FERARI conducts hundreds of fertiliser-response trials on maize, rice and soybean, on-station and also with farmers, and demonstrates them to farmer groups in the northern and middle belt of Ghana.

It conducts survey among farmers and actors in the value chain to understand the drivers for use of fertilisers and other inputs, and the marketing of the produce to enhance farm productivity and income.

Furthermore, it helps the government to establish a Ghana National Fertiliser Platform, and develops its soil mapping expertise toward an information platform.

To this end, a FERARI coordination conference commenced in Accra on 24th October but continues from 25th till 29th October in Tamale, with the objective of highlighting and discussing the role of the FERARI approach in short-term actions and long-term strategic institutional development for a resilient food and fertiliser system in Ghana and beyond.

The theme of the meeting was ‘Global Fertiliser and Food Crisis: Mitigation Strategies for Ghana’, with participants drawn from the Ministry of Food and Agriculture, a quorum of international professors, researchers, students, embassies, the Fertiliser Platform Ghana, the World Bank, and the donor community in Ghana.

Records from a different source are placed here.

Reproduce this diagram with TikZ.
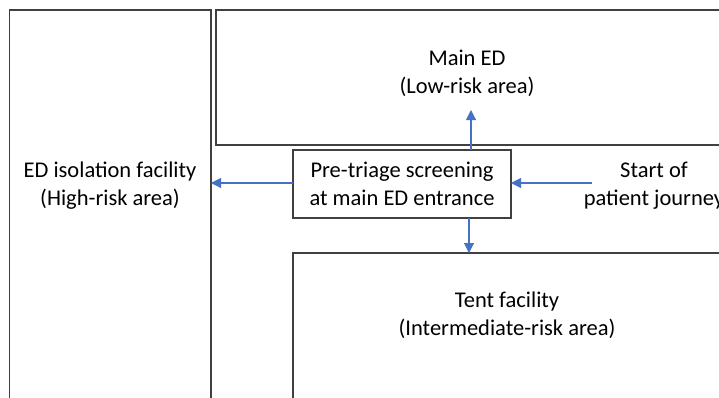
\documentclass[tikz,border=0pt]{standalone}
\usepackage{fontspec}
\setmainfont{Carlito}
\usepackage{xcolor}
\usepackage{tikz}
\usetikzlibrary{arrows.meta, positioning, calc}
\definecolor{boxline}{HTML}{404040}
\definecolor{flowblue}{HTML}{4472C4}

\begin{document}
\begin{tikzpicture}[x=1pt, y=-1pt,
    area/.style={rectangle, draw=boxline, line width=1.3pt, fill=none, inner sep=0pt, outer sep=0pt},
    screen/.style={rectangle, draw=boxline, line width=1.3pt, fill=white, minimum width=218pt, minimum height=68pt, inner sep=0pt, outer sep=0pt, align=center, font=\fontsize{22.5}{28}\selectfont},
    label/.style={align=center, font=\fontsize{22.5}{28}\selectfont, inner sep=0pt},
    arrow/.style={-{Triangle[length=10pt, width=10pt]}, flowblue, line width=1.1pt}
]
\useasboundingbox (0,0) rectangle (719,397);
\clip (0,0) rectangle (719,397);

% Areas (run off the page)
\node[area, minimum width=201.5pt, minimum height=410pt] (iso) at (110.25,215) {};
\node[area, minimum width=544pt, minimum height=135pt] (main) at (488,77.5) {};
\node[area, minimum width=467pt, minimum height=167pt] (tent) at (526.5,336.5) {};

% Screening in the middle
\node[screen] (pre) at (402,184) {Pre-triage screening\\at main ED entrance};

% Area labels
\node[label] (l-iso) at (110,186) {ED isolation facility\\(High-risk area)};
\node[label] (l-main) at (467,73) {Main ED\\(Low-risk area)};
\node[label] (l-tent) at (507,315) {Tent facility\\(Intermediate-risk area)};
\node[label] (l-start) at (654,186) {Start of\\patient journey};

\coordinate (start) at (592,183);
\coordinate (maintip) at (471,110);

% Flow
\draw[arrow] (start) -- (start -| pre.east);
\draw[arrow] (pre.north -| maintip) -- (maintip);
\draw[arrow] (start -| pre.west) -- (start -| iso.east);
\draw[arrow] ([xshift=67pt]pre.south) -- ([xshift=67pt]pre.south |- tent.north);
\end{tikzpicture}
\end{document}
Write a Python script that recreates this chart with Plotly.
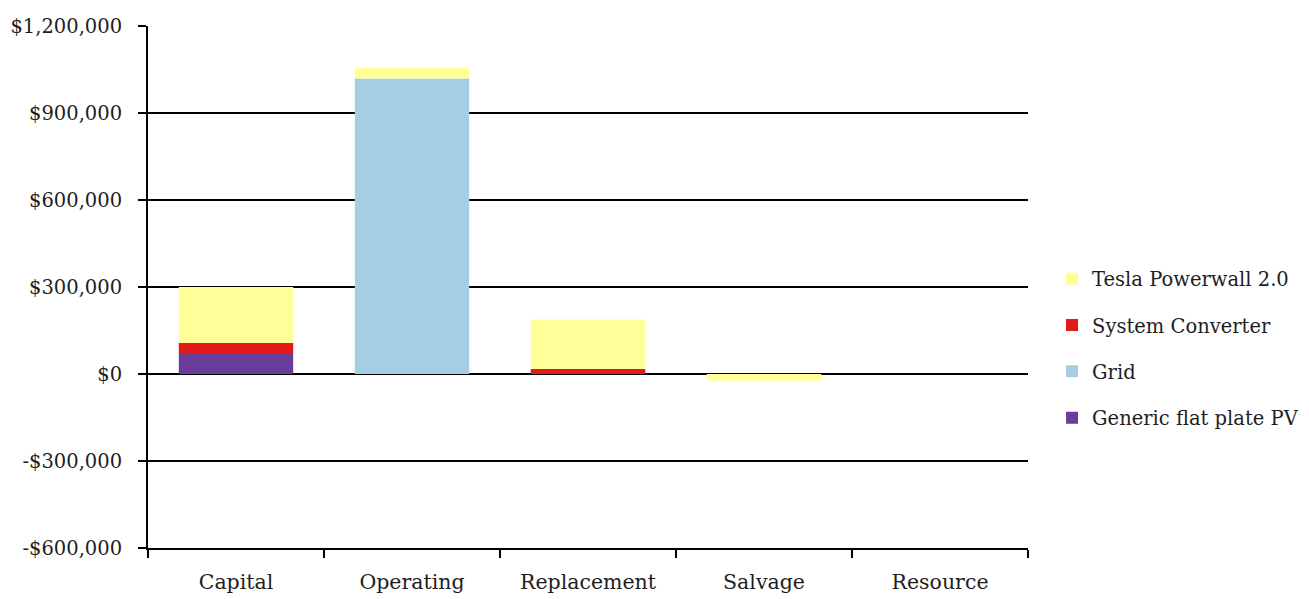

FERARI has identified Planting for Food and Jobs as a government policy since it deals with issues like fertiliser to improve production in conjunction with Ministry of Food and Agriculture (MoFA) to come up with recommendations to optimise fertiliser implementation by conducting site-specific trials.

They conduct field surveys to determine the economics behind fertiliser with farmers for mapping purposes which is then transferred to MoFA for evaluation.